Namun, di sisi lain, mesranya hubungan Megawati-Prabowo ini secara tidak langsung akan menjadikan Jokowi- Ma'ruf Amin sekadar presiden dan wakil presiden bayangan semata. Bahkan, secara de jure, Hendrajit, menyebut Presiden dan Wakil presiden periode 2019-2024 adalah Megawati dan Prabowo.
Jokowi, dalam hal ini berpotensi hanya akan menjadi eksekutor untuk agenda Mega-Pro 2009 lalu. "Tentu, jika Jokowi menerima hal ini, kendali sepenuhnya akan berada di kedua sosok tersebut, " ungkapnya.

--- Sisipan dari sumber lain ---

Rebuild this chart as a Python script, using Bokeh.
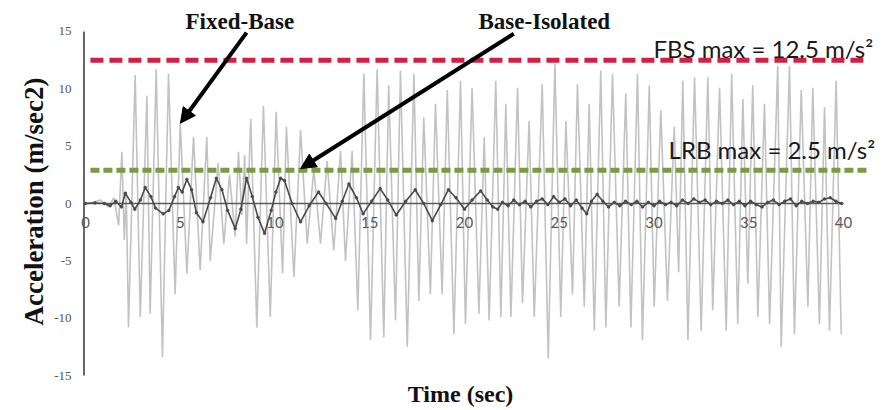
import math
from bokeh.plotting import figure
from bokeh.models import Range1d, Arrow, NormalHead
from bokeh.core.properties import value
from bokeh.embed import file_html
from bokeh.resources import INLINE

# ---------------- data ----------------
fb_time = [0.0, 0.4, 0.8, 1.2, 1.5, 1.75, 1.92, 2.05, 2.15, 2.27, 2.62, 2.89, 3.24, 3.41, 3.73, 4.06,
           4.38, 4.73, 5.0, 5.35, 5.7, 6.05, 6.4, 6.58, 7.0, 7.3, 7.6, 7.9, 8.07, 8.25, 8.4, 8.5,
           8.72, 9.04, 9.39, 9.75, 10.06, 10.4, 10.6, 11.0, 11.35, 11.7, 12.05, 12.4, 12.75, 13.1,
           13.46, 13.72, 14.07, 14.37, 14.69, 15.04, 15.39, 15.74, 16.0, 16.36, 16.62, 16.98, 17.33,
           17.59, 17.85, 18.2, 18.47, 18.82, 19.09, 19.44, 19.79, 20.05, 20.4, 20.76, 21.04, 21.3,
           21.65, 21.92, 22.18, 22.45, 22.8, 23.06, 23.41, 23.68, 24.1, 24.42, 24.77, 25.08, 25.35,
           25.7, 25.96, 26.32, 26.58, 26.85, 27.19, 27.46, 27.81, 28.16, 28.51, 28.78, 29.13, 29.39,
           29.75, 30.01, 30.36, 30.71, 31.07, 31.3, 31.52, 31.79, 32.14, 32.49, 32.84, 33.1, 33.46,
           33.81, 34.1, 34.42, 34.69, 34.95, 35.21, 35.48, 35.83, 36.1, 36.53, 36.71, 37.15, 37.41,
           37.77, 38.12, 38.38, 38.73, 39.0, 39.26, 39.61, 39.88]
fb_accel = [0.0, 0.1, 0.3, -0.3, 0.5, -1.9, 4.5, -3.2, 1.0, -10.8, 11.2, -9.9, 9.4, -9.6, 11.7, -13.4,
            11.3, -7.9, 7.0, -6.1, 5.8, -5.8, 5.8, -5.0, 3.5, -3.5, 2.5, -2.9, 4.5, -1.0, 4.2, -3.5,
            7.4, -10.8, 8.5, -9.9, 8.0, -6.1, 6.7, -6.4, 6.4, -3.5, 3.0, -3.5, 3.7, -4.1,
            4.6, -5.0, 4.6, -9.3, 11.3, -11.9, 11.7, -11.7, 10.3, -10.2, 11.6, -12.5, 11.3,
            -8.5, 7.5, -7.9, 8.7, -7.9, 9.9, -11.4, 10.7, -10.5, 10.1, -9.6, 5.8, -10.2,
            10.7, -9.9, 8.7, -9.9, 10.1, -8.7, 7.2, -9.9, 10.4, -13.5, 12.2, -9.9, 7.2,
            -7.9, 10.4, -9.0, 8.7, -11.1, 11.6, -10.8, 11.3, -9.0, 9.6, -10.8, 11.3, -11.9,
            10.3, -9.0, 8.1, -8.5, 6.7, -6.0, 10.7, -11.9, 11.0, -11.1, 11.0, -9.3, 10.1,
            -11.1, 11.3, -10.5, 9.1, -7.0, 10.3, -9.9, 8.7, -10.5, 12.0, -12.5, 12.0, -11.4,
            9.9, -9.0, 10.1, -10.5, 8.4, -11.1, 10.7, -11.4]

bi_time = [0.0, 0.5, 1.0, 1.3, 1.6, 1.9, 2.1, 2.4, 2.6, 2.9, 3.15, 3.45, 3.7, 4.1, 4.4, 4.7, 4.9, 5.1,
           5.35, 5.6, 5.85, 6.2, 6.6, 6.9, 7.2, 7.5, 7.9, 8.2, 8.5, 8.8, 9.1, 9.45, 9.8, 10.05, 10.3,
           10.5, 10.9, 11.35, 11.8, 12.3, 12.7, 13.2, 13.55, 13.9, 14.3, 14.65, 15.1, 15.55, 15.95,
           16.4, 16.9, 17.4, 17.85, 18.3, 18.75, 19.15, 19.55, 20.0, 20.4, 20.85, 21.2, 21.5, 21.75,
           22.0, 22.3, 22.6, 22.9, 23.2, 23.5, 23.8, 24.1, 24.4, 24.7, 25.0, 25.3, 25.6, 25.9, 26.2,
           26.45, 26.7, 27.0, 27.3, 27.6, 27.9, 28.2, 28.5, 28.8, 29.1, 29.4, 29.7, 30.0, 30.3, 30.6,
           30.9, 31.2, 31.5, 31.8, 32.1, 32.4, 32.7, 33.0, 33.3, 33.6, 33.9, 34.2, 34.5, 34.8, 35.1,
           35.4, 35.7, 36.0, 36.3, 36.6, 36.9, 37.2, 37.5, 37.8, 38.1, 38.4, 38.7, 39.0, 39.3, 39.6, 39.9]
bi_accel = [0.0, 0.05, 0.0, -0.2, 0.2, -0.3, 0.9, 0.1, -0.5, 0.3, 1.4, 0.6, -0.4, -0.9, -0.6, 0.6, 1.4, 1.0,
            2.1, 1.2, -0.8, -1.6, 0.5, 2.2, 1.2, -0.6, -2.2, -0.5, 2.2, 0.6, -1.2, -2.6, -0.6, 1.0, 2.2,
            2.0, 0.0, -1.6, -0.2, 1.0, 0.0, -1.3, 0.2, 1.7, 0.5, -0.9, 0.2, 1.3, 0.3,
            -1.0, 0.2, 1.2, 0.0, -1.5, -0.1, 1.2, 0.5, -0.5, 0.3, 1.1, 0.3, -0.3, -0.5,
            0.1, -0.2, 0.3, -0.1, 0.2, -0.3, 0.2, 0.4, -0.1, 0.6, 0.1, 0.4, -0.2, 0.3, -0.4,
            -0.9, 0.2, 0.8, 0.2, -0.3, 0.1, -0.2, 0.2, -0.1, 0.2, -0.3, 0.1, -0.2, 0.2, -0.1,
            0.1, -0.2, 0.3, 0.0, 0.4, 0.1, 0.3, -0.1, 0.2, 0.0, 0.3, -0.1, 0.2, -0.2, 0.2,
            -0.1, -0.3, 0.1, 0.3, -0.1, 0.2, 0.4, -0.2, 0.2, 0.0, 0.2, 0.1, 0.4, 0.5, 0.2, 0.0]

x_tick_values = [0, 5, 10, 15, 20, 25, 30, 35, 40]
x_tick_labels = ["0", "5", "10", "15", "20", "25", "30", "35", "40"]
y_tick_values = [-15, -10, -5, 0, 5, 10, 15]
y_tick_labels = ["-15", "-10", "-5", "0", "5", "10", "15"]

ref_values = [12.5, 2.9]
ref_labels = ["FBS max = 12.5 m/s\u00b2", "LRB max = 2.5 m/s\u00b2"]

# ---------------- figure ----------------
PX_X = 18.95   # px per second
PX_Y = 11.47   # px per unit
p = figure(width=888, height=410, output_backend="svg", toolbar_location=None,
           x_axis_location=None, y_axis_location=None,
           x_range=Range1d(-85 / PX_X, (888 - 85) / PX_X),
           y_range=Range1d(-207 / PX_Y, 203 / PX_Y),
           min_border_left=0, min_border_right=0, min_border_top=0, min_border_bottom=0)
p.outline_line_color = None
p.grid.visible = False
p.background_fill_color = "white"
p.border_fill_color = "white"

# y axis line, tick labels and title
p.segment(x0=[-0.08], y0=[y_tick_values[0]], x1=[-0.08], y1=[y_tick_values[-1]],
          line_color="#666666", line_width=2)
p.text(x=[0] * len(y_tick_values), y=y_tick_values, text=y_tick_labels,
       text_align="right", text_baseline="middle", x_offset=-14,
       text_font=value("Liberation Serif"), text_font_size="13px", text_color="#555555")
p.text(x=[0], y=[0], text=["Acceleration (m/sec2)"], angle=math.pi / 2,
       text_align="center", text_baseline="middle", x_offset=-52, y_offset=-2,
       text_font=value("Liberation Serif"), text_font_style="bold",
       text_font_size="27px", text_color="#111111")

# fixed-base series
p.line(fb_time, fb_accel, line_color="#c2c2c2", line_width=1.6)

# zero line
p.segment(x0=[x_tick_values[0]], y0=[0], x1=[x_tick_values[-1]], y1=[0],
          line_color="#5a5a5a", line_width=1.5)

# base-isolated series
p.line(bi_time, bi_accel, line_color="#4a4a4a", line_width=1.6)
p.scatter(bi_time, bi_accel, size=2.5, color="#4a4a4a")

# reference lines
p.segment(x0=[0.26], y0=[ref_values[0]], x1=[41.25], y1=[ref_values[0]],
          line_color="#d11f45", line_width=5, line_dash="13 6")
p.segment(x0=[0.26], y0=[ref_values[1]], x1=[41.25], y1=[ref_values[1]],
          line_color="#7a9a45", line_width=5, line_dash="9 4")

# x tick labels along zero line
p.text(x=x_tick_values, y=[0] * len(x_tick_values), text=x_tick_labels,
       text_align="center", text_baseline="middle", y_offset=19,
       text_font=value("Lato"), text_font_size="15px", text_color="#595959")

# reference labels
p.text(x=[29.97, 30.77], y=[ref_values[0], ref_values[1]], text=ref_labels,
       text_align="left", text_baseline="middle", y_offset=[-12, -21],
       text_font=value("Lato"), text_font_size="24px", text_color="#1a1a1a")

# annotations
p.text(x=[5.28, 20.74], y=[15.87, 15.87], text=["Fixed-Base", "Base-Isolated"],
       text_align="left", text_baseline="middle",
       text_font=value("Liberation Serif"), text_font_style="bold",
       text_font_size="23px", text_color="#111111")

p.text(x=[19.79], y=[-16.65], text=["Time (sec)"], text_align="center", text_baseline="middle",
       text_font=value("Liberation Serif"), text_font_style="bold",
       text_font_size="24px", text_color="#111111")

p.add_layout(Arrow(end=NormalHead(size=15, fill_color="black", line_color="black"),
                   x_start=8.5, y_start=14.9, x_end=5.01, y_end=7.0,
                   line_color="black", line_width=4))
p.add_layout(Arrow(end=NormalHead(size=15, fill_color="black", line_color="black"),
                   x_start=22.6, y_start=14.8, x_end=11.35, y_end=3.05,
                   line_color="black", line_width=4))

open("out.html", "w").write(file_html(p, INLINE))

Namun demikian, jika Jokowi punya keberanian menolak, akan ada risetensi yang cukup keras dan dilematis bagi pemerintahan lima tahun mendatang. Sikap Jokowi akan hal ini bisa dilihat setelah pelantikannya pada 20 Oktober 2019 mendatang.
"Tapi sampai sekarang kita lihat, Jokowi ngikut aja tuh," lanjut Hendrajit.
Sebagaimana diketahui, Megawati dan Prabowo sempat membuat perjanjian Batu Tulis yang mereka (Megawati dan Prabowo) sebagai kesepakatan maju dalam Pilpres 2009. Perjanjian tersebut disepakati pada 16 Mei 2009 dengan tujuh poin kesepakatan.